The Atlantis Casino Resort Spa has withdrawn its application to depart NV Energy and has instead announced it will stay with the utility as an electric customer, the second company to do so this month.

In a joint statement released by the utility and the casino on Monday evening, the Atlantis announced it would stay a fully bundled customer of NV Energy and withdraw its application (initially filed last September) to depart utility service and purchase power from a new provider.

“Over the last several months, we undertook an effort to explore efficiencies in our own business and also asked NV Energy some very tough questions about how they will operate theirs going forward to the benefit of all their customers,” Atlantis CEO John Farahi said in a statement. “It became clear to us that receiving energy services from NV Energy is the best value for our business.”

The withdrawn application comes a week after fellow Northern Nevada casino Grand Sierra Resort also pulled out of its application to leave the utility, amid unexpected “transmission capacity concerns” that the utility said could cost years and millions of dollars if additional exit applications are approved. Additional withdrawn applications, including some submitted by southern Nevada businesses, are expected in the coming weeks.

Regardless, the two withdrawn departure applications mark a positive sign for the utility, which has warned the Public Utilities Commission that allowing additional departures from utility service — more than a dozen businesses have filed to leave in the last two years — could lead to substantial upward pressure on rates for remaining utility customers.

The announced withdrawal actually came nearly a month after the PUC granted the company’s application to leave the utility, assessing a $1.76 million impact fee.
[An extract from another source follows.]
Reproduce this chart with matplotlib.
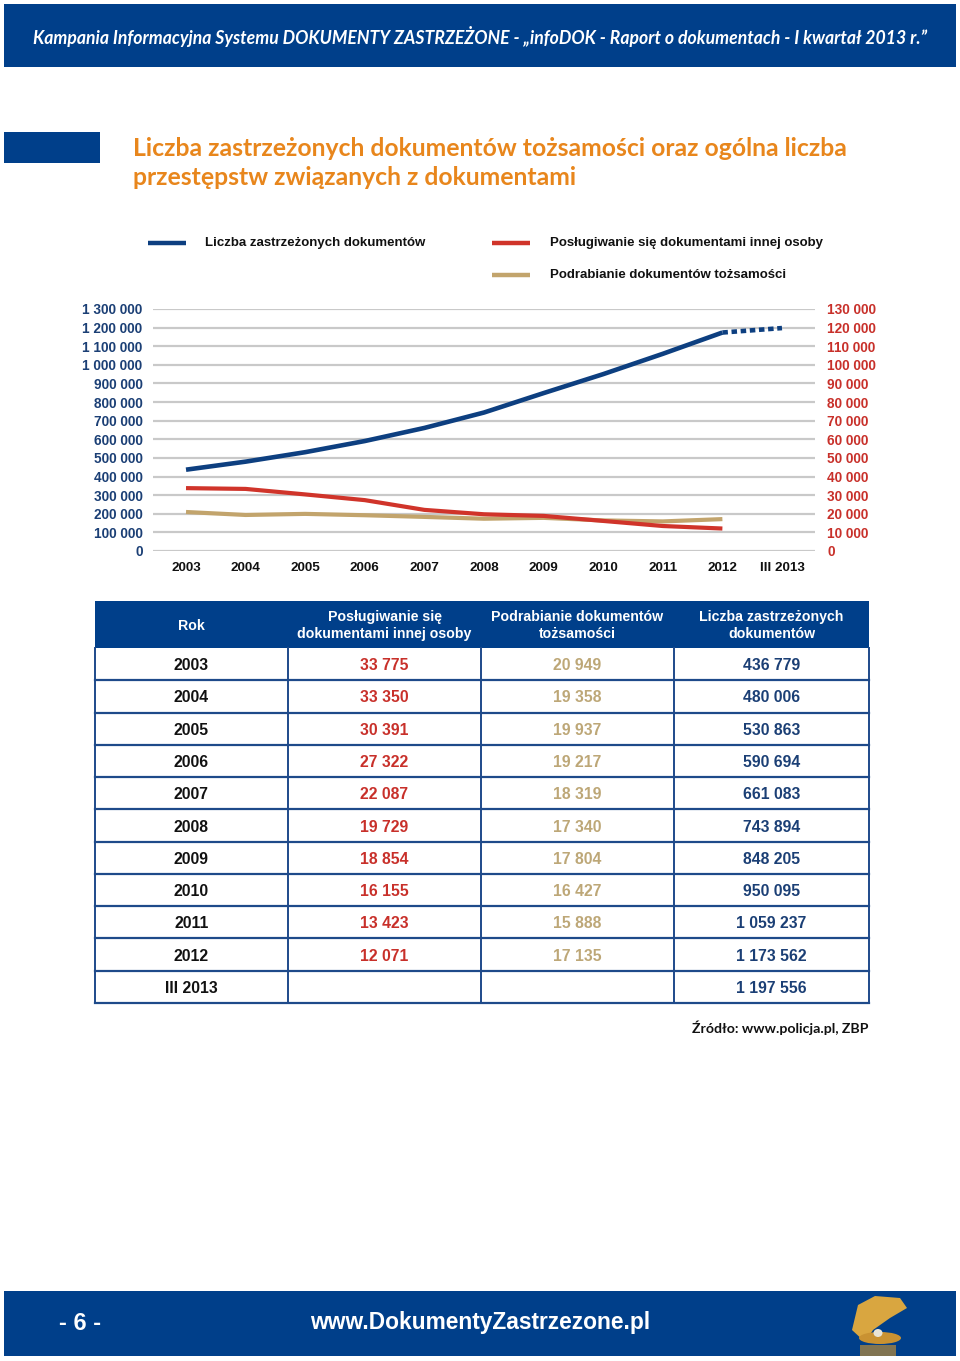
import matplotlib
matplotlib.use("Agg")
import matplotlib.pyplot as plt
from matplotlib.patches import Rectangle, Polygon, Ellipse
from matplotlib.ticker import FuncFormatter

# ---------------- data ----------------
categories = ["2003", "2004", "2005", "2006", "2007", "2008", "2009", "2010", "2011", "2012", "III 2013"]
zastrzezone = [436779, 480006, 530863, 590694, 661083, 743894, 848205, 950095, 1059237, 1173562, 1197556]
poslugiwanie = [33775, 33350, 30391, 27322, 22087, 19729, 18854, 16155, 13423, 12071]
podrabianie = [20949, 19358, 19937, 19217, 18319, 17340, 17804, 16427, 15888, 17135]

left_ticks = list(range(0, 1300001, 100000))
right_ticks = list(range(0, 130001, 10000))

legend_labels = ["Liczba zastrzeżonych dokumentów",
                 "Posługiwanie się dokumentami innej osoby",
                 "Podrabianie dokumentów tożsamości"]
table_headers = ["Rok", "Posługiwanie się\ndokumentami innej osoby",
                 "Podrabianie dokumentów\ntożsamości", "Liczba zastrzeżonych\ndokumentów"]

header_text = "Kampania Informacyjna Systemu DOKUMENTY ZASTRZEŻONE - \u201einfoDOK - Raport o dokumentach - I kwartał 2013 r.\u201d"
title_lines = ["Liczba zastrzeżonych dokumentów tożsamości oraz ogólna liczba",
               "przestępstw związanych z dokumentami"]
source_text = "Źródło: www.policja.pl, ZBP"
page_text = "- 6 -"
site_text = "www.DokumentyZastrzezone.pl"

# ---------------- style ----------------
BLUE = "#0d3f80"
NAVY = "#003f8a"
RED = "#d0342a"
TAN = "#c2a46c"
TAN_TXT = "#bda777"
ORANGE = "#e8861c"
TICK_BLUE = "#1b3f75"
TICK_RED = "#c8302a"
GRID = "#c9c9c9"
FONT = ["Liberation Sans", "DejaVu Sans"]

W, H = 960, 1361
fig = plt.figure(figsize=(W / 100, H / 100), dpi=100)
fig.patch.set_facecolor("white")

ov = fig.add_axes([0, 0, 1, 1])
ov.set_xlim(0, W)
ov.set_ylim(H, 0)
ov.axis("off")
ov.set_zorder(0)

def fmt_num(v):
    return f"{int(v):,}".replace(",", " ")

# header bar
ov.add_patch(Rectangle((4, 4), 952, 63, color=NAVY, lw=0))
ov.text(480, 36, header_text, color="white", fontsize=12.7, style="italic",
        fontweight="bold", family=["Lato", "DejaVu Sans"], ha="center", va="center")

# title
ov.add_patch(Rectangle((4, 132), 96, 31, color=NAVY, lw=0))
ov.text(133, 148, title_lines[0], color=ORANGE, fontsize=17.8, fontweight="bold",
        family=["Lato", "DejaVu Sans"], ha="left", va="center")
ov.text(133, 177, title_lines[1], color=ORANGE, fontsize=17.8, fontweight="bold",
        family=["Lato", "DejaVu Sans"], ha="left", va="center")

# legend
leg = [((148, 186, 243), 205, BLUE, legend_labels[0]),
       ((492, 530, 243), 550, RED, legend_labels[1]),
       ((492, 530, 275), 550, TAN, legend_labels[2])]
for (x0, x1, y), tx, c, lab in leg:
    ov.plot([x0, x1], [y, y], color=c, lw=3.2, solid_capstyle="butt")
    ov.text(tx, y, lab, fontsize=9.5, fontweight="bold", family=FONT,
            ha="left", va="center", color="#111111")

# ---------------- chart ----------------
x0p, x1p, ytop, ybot = 153, 815, 309, 551
ax = fig.add_axes([x0p / W, 1 - ybot / H, (x1p - x0p) / W, (ybot - ytop) / H])
ax.set_zorder(2)
ax.patch.set_alpha(0)
xs = list(range(len(categories)))
ax.set_xlim(-0.554, len(categories) - 1 + 0.554)
ax.set_ylim(0, 1300000)
ax.set_yticks(left_ticks)
ax.yaxis.set_major_formatter(FuncFormatter(lambda v, p: fmt_num(v)))
ax.set_xticks(xs)
ax.set_xticklabels(categories)
ax.grid(axis="y", color=GRID, lw=1.6)
ax.set_axisbelow(True)
for s in ax.spines.values():
    s.set_visible(False)
ax.tick_params(axis="both", length=0)
ax.tick_params(axis="y", pad=7.5, labelcolor=TICK_BLUE, labelsize=9.8)
ax.tick_params(axis="x", pad=8, labelcolor="#111111", labelsize=9.7)
for lab in ax.get_yticklabels() + ax.get_xticklabels():
    lab.set_fontweight("bold")
    lab.set_family(FONT)

ax2 = ax.twinx()
ax2.set_ylim(0, 130000)
ax2.set_yticks(right_ticks)
ax2.yaxis.set_major_formatter(FuncFormatter(lambda v, p: fmt_num(v)))
for s in ax2.spines.values():
    s.set_visible(False)
ax2.tick_params(axis="y", length=0, pad=9, labelcolor=TICK_RED, labelsize=9.8)
for lab in ax2.get_yticklabels():
    lab.set_fontweight("bold")
    lab.set_family(FONT)

ax2.plot(xs[:len(podrabianie)], podrabianie, color=TAN, lw=3.0, solid_capstyle="butt")
ax2.plot(xs[:len(poslugiwanie)], poslugiwanie, color=RED, lw=3.0, solid_capstyle="butt")
ax2.plot(xs[:10], zastrzezone[:10], color=BLUE, lw=3.3, solid_capstyle="butt",
         solid_joinstyle="round", transform=ax.transData)
ax2.plot(xs[9:], zastrzezone[9:], color=BLUE, lw=3.3, dashes=(1.2, 0.8),
         dash_capstyle="butt", transform=ax.transData)

# ---------------- table ----------------
col_edges = [95, 288, 481, 674, 869]
head_top, head_bot = 601, 648
n_rows = len(categories)
row_h = (1003 - head_bot) / n_rows
ov.add_patch(Rectangle((col_edges[0], head_top), col_edges[-1] - col_edges[0],
                       head_bot - head_top, color=NAVY, lw=0, zorder=1))
for i, h in enumerate(table_headers):
    cx = (col_edges[i] + col_edges[i + 1]) / 2
    ov.text(cx, (head_top + head_bot) / 2 + 1, h, color="white", fontsize=10.2,
            fontweight="bold", family=FONT, ha="center", va="center",
            linespacing=1.2, zorder=3)

line_c = "#1e4a8a"
table_bot = head_bot + n_rows * row_h
for e in col_edges:
    ov.plot([e, e], [head_bot, table_bot], color=line_c, lw=1.4, zorder=2)
for r in range(1, n_rows + 1):
    y = head_bot + r * row_h
    ov.plot([col_edges[0], col_edges[-1]], [y, y], color=line_c, lw=1.6, zorder=2)

def cell(val):
    return fmt_num(val) if val is not None else ""

for r in range(n_rows):
    cy = head_bot + (r + 0.5) * row_h + 1.5
    vals = [categories[r],
            cell(poslugiwanie[r]) if r < len(poslugiwanie) else "",
            cell(podrabianie[r]) if r < len(podrabianie) else "",
            cell(zastrzezone[r])]
    colors = ["#111111", TICK_RED, TAN_TXT, TICK_BLUE]
    for c in range(4):
        cx = (col_edges[c] + col_edges[c + 1]) / 2
        ov.text(cx, cy, vals[c], color=colors[c], fontsize=11.3, fontweight="bold",
                family=FONT, ha="center", va="center", zorder=3)

ov.text(868, 1028, source_text, fontsize=10.2, fontweight="bold",
        family=["Lato", "DejaVu Sans"], ha="right", va="center", color="#111111")

# ---------------- footer ----------------
ov.add_patch(Rectangle((4, 1291), 952, 65, color=NAVY, lw=0))
ov.text(80, 1324, page_text, color="white", fontsize=17, fontweight="bold",
        family=["Liberation Sans Narrow", "Liberation Sans"], ha="center", va="center")
ov.text(480, 1323, site_text, color="white", fontsize=16.4, fontweight="bold",
        family=["Liberation Sans Narrow", "Liberation Sans"], ha="center", va="center")
# simple pearl-shell emblem
ov.add_patch(Polygon([(852, 1330), (858, 1305), (875, 1296), (900, 1298), (907, 1308),
                      (890, 1318), (873, 1330), (865, 1342)], closed=True,
                     color="#d9a640", lw=0))
ov.add_patch(Ellipse((880, 1338), 42, 12, color="#c99232", lw=0))
ov.add_patch(Ellipse((878, 1333), 9, 8, color="#e9e4d6", lw=0))
ov.add_patch(Rectangle((860, 1345), 36, 11, color="#b98b3a", lw=0, alpha=0.7))

fig.savefig("out.png", dpi=100, facecolor="white")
But approval of the order does not lock the company into exiting the utility; the Las Vegas Sands similarly walked away from an exit application in 2014.

The departures are allowed under a 2001 state law that allows large electric customers to leave utility service after filing an application with the PUC and paying a usually substantial “impact fee” to offset any costs that would otherwise be paid by remaining utility customers.

Outside of a handful of large mining companies, few entities took advantage of the law until 2014 and 2015, when Switch, MGM Resorts and Wynn Resorts all took advantage of the law to leave utility service and purchase power from providers on the open market. An additional 10 businesses filed to leave the utility in 2018.

Those attempted departures led to NV Energy to begin questioning the policy and calling for an alternative analysis used to determine exit fees — claiming that they covered too short a period and could lead to increased rates down the line. At the same time, the utility has begun offering a revamped special reduced-cost rate with renewable energy for its largest customers.